Authorities found no drugs, no kidnapping victims, and filed no charges.
The Fourth Amendment was written for exactly this moment.
The Founders had lived under general warrants: blanket government authority to search homes, seize property, and answer to no one.
They made that unconstitutional. A warrant must specify the place to be searched and the things to be seized, and when the state acts on bad information and causes damage, accountability belongs to the state. Not the citizen.
Afroman had security footage of the entire raid. He turned it into music.
Lemon Pound Cake" took its name from a moment captured on camera where a deputy appeared to linger over a cake on his kitchen counter. "Will You Help Me Repair My Door" was a direct accounting of the property damage left behind.

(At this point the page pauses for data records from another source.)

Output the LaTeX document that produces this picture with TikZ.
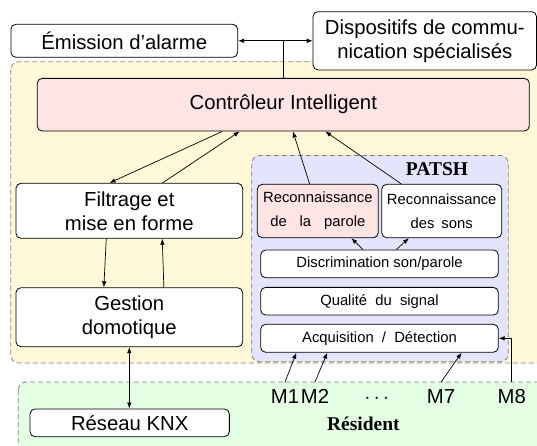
\documentclass[tikz,border=0pt]{standalone}
\usepackage{fontspec}
\setmainfont{Liberation Sans}
\newfontfamily\serifbf{Liberation Serif}
\usetikzlibrary{arrows.meta,calc}
\definecolor{yellowbg}{RGB}{255,249,217}
\definecolor{pinkbg}{RGB}{255,228,228}
\definecolor{bluebg}{RGB}{228,228,252}
\definecolor{greenbg}{RGB}{228,255,228}
\begin{document}
\begin{tikzpicture}[x=1pt,y=-1pt,
  box/.style={draw, rounded corners=5pt, fill=white, line width=0.8pt, inner sep=0pt, align=center},
  big/.style={font=\fontsize{20.3}{24}\selectfont},
  small/.style={font=\fontsize{14.8}{24}\selectfont},
  region/.style={draw=gray, dash pattern=on 5pt off 3pt, rounded corners=8pt, line width=0.8pt},
  arr/.style={-{Latex[length=6pt,width=4.5pt]}, line width=0.7pt},
  darr/.style={{Latex[length=6pt,width=4.5pt]}-{Latex[length=6pt,width=4.5pt]}, line width=0.7pt},
  mlab/.style={anchor=base, inner ysep=7pt, inner xsep=0pt, font=\fontsize{20.3}{24}\selectfont}]
\useasboundingbox (0,0) rectangle (537,445);
\clip (0,0) rectangle (537,445);
% regions
\path[region, fill=yellowbg] (10.7,61.7) rectangle (560,363);
\path[region, fill=bluebg] (251.7,155.5) rectangle (508.3,361.7);
\path[region, fill=greenbg] (18.3,382) rectangle (560,470);
% boxes
\node[box, big, minimum width=226.7pt, minimum height=33pt] (emission) at (124.3,40.8) {Émission d’alarme};
\node[box, big, minimum width=223.5pt, minimum height=58.3pt] (disp) at (424.8,40.8) {Dispositifs de commu-\\nication spécialisés};
\node[box, big, fill=pinkbg, minimum width=492pt, minimum height=52.7pt] (ctrl) at (283.3,104.7) {Contrôleur Intelligent};
\node[box, big, minimum width=226.7pt, minimum height=55pt] (filt) at (129.3,210.8) {Filtrage et\\mise en forme};
\node[box, big, minimum width=226.7pt, minimum height=59pt] (gest) at (129.3,317.2) {Gestion\\domotique};
\node[box, small, fill=pinkbg, minimum width=121pt, minimum height=53.4pt] (rp) at (317.8,211) {Reconnaissance\\\makebox[95pt][s]{de la parole}};
\node[box, small, minimum width=120pt, minimum height=53.4pt] (rs) at (441.7,211) {Reconnaissance\\\makebox[62pt][s]{des sons}};
\node[box, small, minimum width=237.6pt, minimum height=27.7pt] (disc) at (379.5,263.8) {Discrimination son/parole};
\node[box, small, minimum width=237.6pt, minimum height=27.7pt] (qual) at (379.5,301.2) {Qualité\ \ du\ \ signal};
\node[box, small, minimum width=237.6pt, minimum height=28pt] (acq) at (379.5,338.3) {Acquisition\ \ /\ \ Détection};
\node[box, big, minimum width=199.3pt, minimum height=27.7pt] (reseau) at (129.7,422.8) {Réseau KNX};
% labels
\node[anchor=base, font=\serifbf\bfseries\fontsize{19.5}{22}\selectfont, inner sep=0pt] (patsh) at (437,175.7) {PATSH};
\node[anchor=base, font=\serifbf\bfseries\fontsize{19.5}{22}\selectfont, inner sep=0pt] (resident) at (363.3,430.7) {Résident};
\node[mlab] (m1) at (285,403.3) {M1};
\node[mlab] (m2) at (315,403.3) {M2};
\node[mlab] (dots) at (376.7,403.3) {$\cdots$};
\node[mlab] (m7) at (441,403.3) {M7};
\node[mlab] (m8) at (511.7,403.3) {M8};
% connectors
\draw[arr] (ctrl.north) |- (emission.east);
\draw[arr] (ctrl.north) |- (disp.west);
\draw[arr] ([xshift=185.4pt]ctrl.south west) -- ([xshift=94pt]filt.north west);
\draw[arr] ([xshift=147pt]filt.north west) -- ([xshift=202.7pt]ctrl.south west);
\draw[arr] ([xshift=90.7pt]filt.south west) -- ([xshift=88.3pt]gest.north west);
\draw[arr] ([xshift=148.3pt]gest.north west) -- ([xshift=146.7pt]filt.south west);
\draw[darr] (gest.south) -- (gest.south |- reseau.north);
\draw[arr] ([xshift=52.7pt]rp.north west) -- ([xshift=256pt]ctrl.south west);
\draw[arr] ([xshift=20pt]rs.north west) -- ([xshift=288.4pt]ctrl.south west);
\draw[arr] ([xshift=102.6pt]disc.north west) -- ([xshift=94.4pt]rp.south west);
\draw[arr] ([xshift=136pt]disc.north west) -- ([xshift=27.6pt]rs.south west);
\draw[arr] (m1.north) -- ([xshift=36pt]acq.south west);
\draw[arr] (m2.north) -- ([xshift=67pt]acq.south west);
\draw[arr] (m7.north) -- ([xshift=201.3pt]acq.south west);
\draw[arr] (m8.north) |- (acq.east);
\end{tikzpicture}
\end{document}
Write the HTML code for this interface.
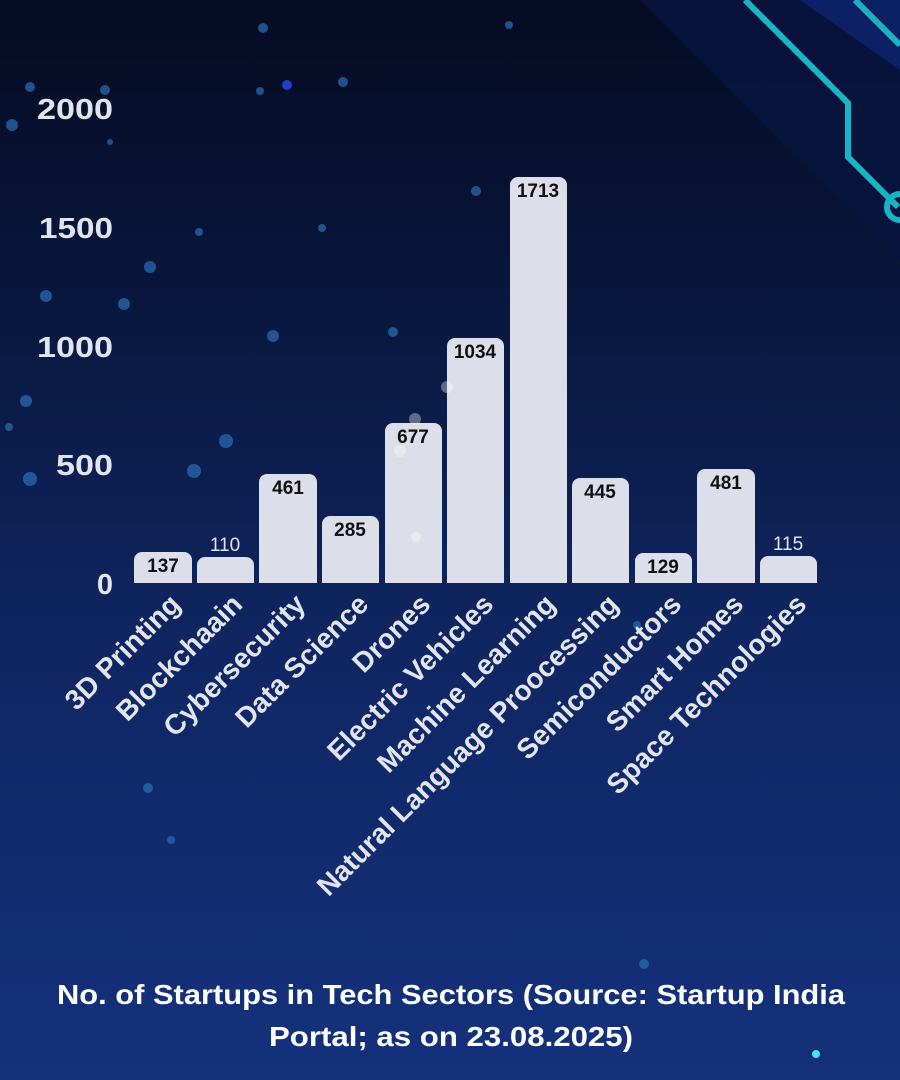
<!DOCTYPE html>
<html><head><meta charset="utf-8"><style>
html,body{margin:0;padding:0;width:900px;height:1080px;overflow:hidden;}
body{background:#0a1840;}
</style></head><body>
<svg width="900" height="1080" xmlns="http://www.w3.org/2000/svg" style="position:absolute;left:0;top:0">
<defs>
<linearGradient id="bg" x1="0" y1="0" x2="0" y2="1">
<stop offset="0" stop-color="#050b22"/><stop offset="0.3" stop-color="#091840"/><stop offset="0.6" stop-color="#0f2662"/><stop offset="1" stop-color="#14317c"/>
</linearGradient>
</defs>
<rect width="900" height="1080" fill="url(#bg)"/>
<polygon points="640,0 900,0 900,260" fill="#071540" opacity="0.8"/>
<polygon points="800,0 900,0 900,70" fill="#0c2470" opacity="0.8"/>
<polyline points="745,0 848,103 848,157 898,207" fill="none" stroke="#18b3c4" stroke-width="6"/>
<polyline points="855,0 900,45" fill="none" stroke="#18b3c4" stroke-width="6"/>
<circle cx="900" cy="207" r="13" fill="none" stroke="#18b3c4" stroke-width="6"/>
<g fill="#2a6fb8" opacity="0.7">
<circle cx="12" cy="125" r="6"/><circle cx="30" cy="87" r="5"/><circle cx="105" cy="90" r="5"/><circle cx="110" cy="142" r="3"/><circle cx="263" cy="28" r="5"/><circle cx="343" cy="82" r="5"/><circle cx="260" cy="91" r="4"/><circle cx="509" cy="25" r="4"/><circle cx="150" cy="267" r="6"/><circle cx="46" cy="296" r="6"/><circle cx="124" cy="304" r="6"/><circle cx="199" cy="232" r="4"/><circle cx="322" cy="228" r="4"/><circle cx="273" cy="336" r="6"/><circle cx="26" cy="401" r="6"/><circle cx="9" cy="427" r="4"/><circle cx="30" cy="479" r="7"/><circle cx="194" cy="471" r="7"/><circle cx="226" cy="441" r="7"/><circle cx="393" cy="332" r="5"/><circle cx="476" cy="191" r="5"/><circle cx="148" cy="788" r="5"/><circle cx="171" cy="840" r="4"/><circle cx="637" cy="625" r="4"/><circle cx="644" cy="964" r="5"/>
</g>
<circle cx="287" cy="85" r="5" fill="#1e3fd0"/>
<circle cx="816" cy="1054" r="4" fill="#3ee8f0"/>
<g font-family="Liberation Sans, sans-serif" font-weight="bold" font-size="29" fill="#e2e5ef" text-anchor="end">
<text x="113" y="119" textLength="76" lengthAdjust="spacingAndGlyphs">2000</text><text x="113" y="238" textLength="74" lengthAdjust="spacingAndGlyphs">1500</text><text x="113" y="357" textLength="76" lengthAdjust="spacingAndGlyphs">1000</text><text x="113" y="475" textLength="57" lengthAdjust="spacingAndGlyphs">500</text><text x="113" y="594">0</text>
</g>
<g fill="#dcdfe9">
<path d="M134,583 V560 a8,8 0 0 1 8,-8 H184 a8,8 0 0 1 8,8 V583 Z"/>
<path d="M197,583 V565 a8,8 0 0 1 8,-8 H246 a8,8 0 0 1 8,8 V583 Z"/>
<path d="M259,583 V482 a8,8 0 0 1 8,-8 H309 a8,8 0 0 1 8,8 V583 Z"/>
<path d="M322,583 V524 a8,8 0 0 1 8,-8 H371 a8,8 0 0 1 8,8 V583 Z"/>
<path d="M385,583 V431 a8,8 0 0 1 8,-8 H434 a8,8 0 0 1 8,8 V583 Z"/>
<path d="M447,583 V346 a8,8 0 0 1 8,-8 H496 a8,8 0 0 1 8,8 V583 Z"/>
<path d="M510,583 V185 a8,8 0 0 1 8,-8 H559 a8,8 0 0 1 8,8 V583 Z"/>
<path d="M572,583 V486 a8,8 0 0 1 8,-8 H621 a8,8 0 0 1 8,8 V583 Z"/>
<path d="M635,583 V561 a8,8 0 0 1 8,-8 H684 a8,8 0 0 1 8,8 V583 Z"/>
<path d="M697,583 V477 a8,8 0 0 1 8,-8 H747 a8,8 0 0 1 8,8 V583 Z"/>
<path d="M760,583 V564 a8,8 0 0 1 8,-8 H809 a8,8 0 0 1 8,8 V583 Z"/>
</g>
<g fill="#ffffff" opacity="0.35"><circle cx="415" cy="419" r="6"/><circle cx="447" cy="387" r="6"/><circle cx="400" cy="451" r="6"/><circle cx="416" cy="537" r="5"/></g>
<g font-family="Liberation Sans, sans-serif" font-weight="bold" font-size="19" fill="#111" text-anchor="middle">
<text x="163" y="572">137</text><text x="288" y="494">461</text><text x="350" y="536">285</text><text x="413" y="443">677</text><text x="475" y="358">1034</text><text x="538" y="197">1713</text><text x="600" y="498">445</text><text x="663" y="573">129</text><text x="726" y="489">481</text>
</g>
<g font-family="Liberation Sans, sans-serif" font-size="19" fill="#e2e5ef" text-anchor="middle">
<text x="225" y="551">110</text><text x="788" y="550">115</text>
</g>
<g font-family="Liberation Sans, sans-serif" font-weight="bold" font-size="28" fill="#e2e5ef" text-anchor="end">
<text transform="translate(182,606) rotate(-45)">3D Printing</text>
<text transform="translate(244,606) rotate(-45)">Blockchaain</text>
<text transform="translate(307,606) rotate(-45)">Cybersecurity</text>
<text transform="translate(370,606) rotate(-45)">Data Science</text>
<text transform="translate(432,606) rotate(-45)">Drones</text>
<text transform="translate(495,606) rotate(-45)">Electric Vehicles</text>
<text transform="translate(557,606) rotate(-45)">Machine Learning</text>
<text transform="translate(620,606) rotate(-45)">Natural Language Proocessing</text>
<text transform="translate(683,606) rotate(-45)">Semiconductors</text>
<text transform="translate(745,606) rotate(-45)">Smart Homes</text>
<text transform="translate(808,606) rotate(-45)">Space Technologies</text>
</g>
<g font-family="Liberation Sans, sans-serif" font-weight="bold" font-size="28" fill="#ffffff" text-anchor="middle">
<text x="451" y="1004" textLength="788" lengthAdjust="spacingAndGlyphs">No. of Startups in Tech Sectors (Source: Startup India</text>
<text x="451" y="1046" textLength="364" lengthAdjust="spacingAndGlyphs">Portal; as on 23.08.2025)</text>
</g>
</svg>
</body></html>
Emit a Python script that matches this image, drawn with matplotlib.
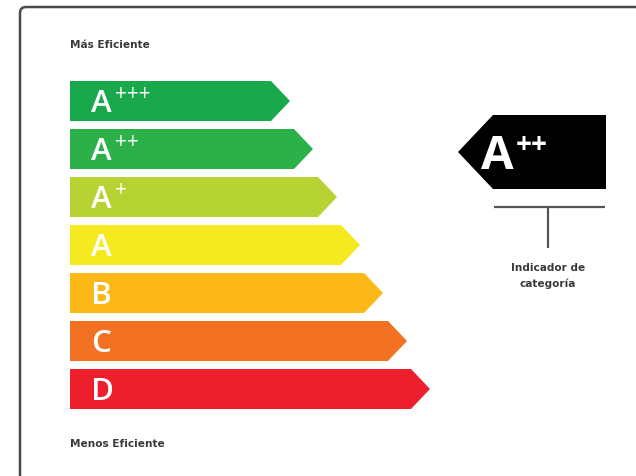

The First Amendment exists to protect precisely this kind of speech: a citizen using his own voice to document what the government did inside his own home.
Seven deputies responded by suing Afroman for defamation and invasion of privacy, seeking nearly $4 million in damages.
The ACLU called it "a classic SLAPP suit," a Strategic Lawsuit Against Public Participation: the legal system weaponized to silence a critic of government actors.
The officers who broke down his door, searched his rooms, and took his cash claimed he had invaded their privacy.
One deputy sued over a song falsely claiming Afroman slept with his wife. When asked under oath whether that was actually false, the deputy said he wasn't sure. He may have single-handedly ended his own case on the stand.
The deputies cried during the trial listening to the songs, but the jury was unmoved.
Afroman's sole witness was actually a deputy's ex-wife.
Madison wrote the First Amendment knowing what governments do when given the power to define which speech "harms" officials.
The British had used seditious libel laws to prosecute colonists who criticized the Crown. Governors, tax collectors, and soldiers were protected from mockery by law.
The Founders put the right to criticize public officials into the First Amendment because they had lived under a government that punished exactly that.
At trial, Afroman's defense was straightforward: he is a citizen who criticized public officials for their conduct on the job. Public officials accept a higher degree of scrutiny as a condition of their authority.
His attorney compared the songs to N.W.A's "F**k tha Police" and argued that no reasonable person treats rap lyrics as sworn testimony of literal fact.
On March 18, 2026, Afroman turns up to court in a whole American flag suit. Judge Jonathan Hein reads the verdict:
In all circumstances, the jury finds in favor of the defendant. No plaintiff verdict prevailed.
Afroman walks out of the courthouse and tells reporters: "I didn't win, America won. It's still for the people, by the people.
A government that can raid your home without consequence, then sue you into silence for talking about it, is a government without limits.
The Founders knew this. They built the First and Fourth Amendments as institutional checks on exactly that instinct. What Afroman did was use those tools: he documented, published, and refused to be quieted.
The jury needed less than a day to conclude that line needed to hold.